• [Source material]
[Begin]

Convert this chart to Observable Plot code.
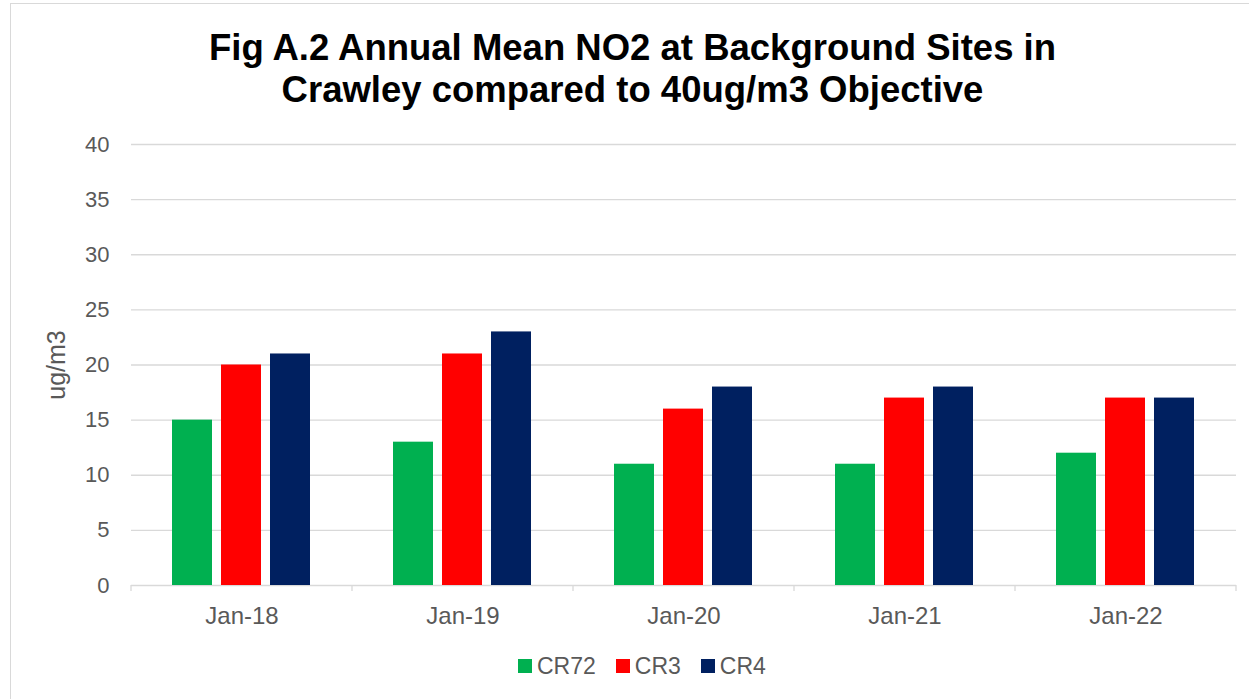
<!DOCTYPE html>
<html>
<head>
<meta charset="utf-8">
<script src="https://cdn.jsdelivr.net/npm/d3@7"></script>
<script src="https://cdn.jsdelivr.net/npm/@observablehq/plot@0.6"></script>
<style>
  html, body { margin: 0; padding: 0; background: #fff; overflow: hidden; }
  body { width: 1249px; height: 699px; position: relative; font-family: "Liberation Sans", Arial, sans-serif; }
  #frame { position: absolute; left: 10px; top: 3px; width: 1300px; height: 800px; border: 1.5px solid #d9d9d9; pointer-events: none; }
  #title { box-sizing: border-box; height: 124px; padding-top: 27px; text-align: center; font-weight: bold; font-size: 36.5px; line-height: 42px; color: #000; padding-left: 16px; }
  #chart svg { display: block; }
  #legend { position: absolute; top: 653px; left: 518px; display: flex; align-items: center; font-size: 23px; color: #595959; line-height: 26px; }
  #legend .item { display: flex; align-items: center; margin-right: 20px; }
  #legend .sw { width: 14px; height: 14px; margin-right: 5px; }
</style>
</head>
<body>
<div id="frame"></div>
<div id="title">Fig A.2 Annual Mean NO2 at Background Sites in<br>Crawley compared to 40ug/m3 Objective</div>
<div id="chart"></div>
<div id="legend"></div>
<script>
const dates = ["Jan-18", "Jan-19", "Jan-20", "Jan-21", "Jan-22"];
const series = ["CR72", "CR3", "CR4"];
const cr72 = [15, 13, 11, 11, 12];
const cr3 = [20, 21, 16, 17, 17];
const cr4 = [21, 23, 18, 18, 17];
const colors = ["#00B050", "#FF0000", "#002060"];
const yTicks = [0, 5, 10, 15, 20, 25, 30, 35, 40];

const seriesValues = {CR72: cr72, CR3: cr3, CR4: cr4};
const data = dates.flatMap((d, i) => series.map(s => ({date: d, site: s, value: seriesValues[s][i]})));

const plot = Plot.plot({
  width: 1249,
  height: 511,
  marginLeft: 130,
  marginRight: 13,
  marginTop: 20,
  marginBottom: 50,
  style: {fontFamily: "'Liberation Sans', Arial, sans-serif", fontSize: "20px", color: "#595959", background: "transparent", overflow: "visible"},
  fx: {domain: dates, padding: 0, label: null},
  x: {domain: series, axis: null, paddingInner: 0.18, paddingOuter: 0.83},
  y: {domain: [0, 40]},
  color: {domain: series, range: colors},
  marks: [
    Plot.ruleY(yTicks, {stroke: "#d9d9d9", strokeWidth: 1.3}),
    Plot.barY(data, {fx: "date", x: "site", y: "value", fill: "site"}),
    Plot.axisY({ticks: yTicks, tickSize: 0, tickPadding: 22, fontSize: 22, label: "ug/m3", labelArrow: "none", labelAnchor: "center", labelOffset: 84}),
    Plot.axisFx({anchor: "bottom", tickSize: 0, tickPadding: 21, fontSize: 24, label: null})
  ]
});
document.getElementById("chart").appendChild(plot);

// enlarge the y-axis title a little (Excel renders it larger than tick labels)
d3.select(plot).selectAll("[aria-label='y-axis label'] text, [aria-label='y-axis label']").style("font-size", "25px");

// category boundary tick marks, placed from the fx and y scales
const fx = plot.scale("fx");
const ys = plot.scale("y");
const y0 = ys.apply(0);
const bounds = dates.map(d => fx.apply(d)).concat([fx.apply(dates[dates.length - 1]) + fx.bandwidth]);
d3.select(plot).append("g").selectAll("line").data(bounds).join("line")
  .attr("x1", d => d).attr("x2", d => d)
  .attr("y1", y0).attr("y2", y0 + 6)
  .attr("stroke", "#d9d9d9").attr("stroke-width", 1.3);

// legend
const legend = d3.select("#legend");
series.forEach((s, i) => {
  const item = legend.append("div").attr("class", "item");
  item.append("div").attr("class", "sw").style("background", colors[i]);
  item.append("span").text(s);
});
</script>
</body>
</html>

[End]

• [What to work on] Count how many lines above contain the word "chart". Reply with the number alone.

• [Output of the exercise] 4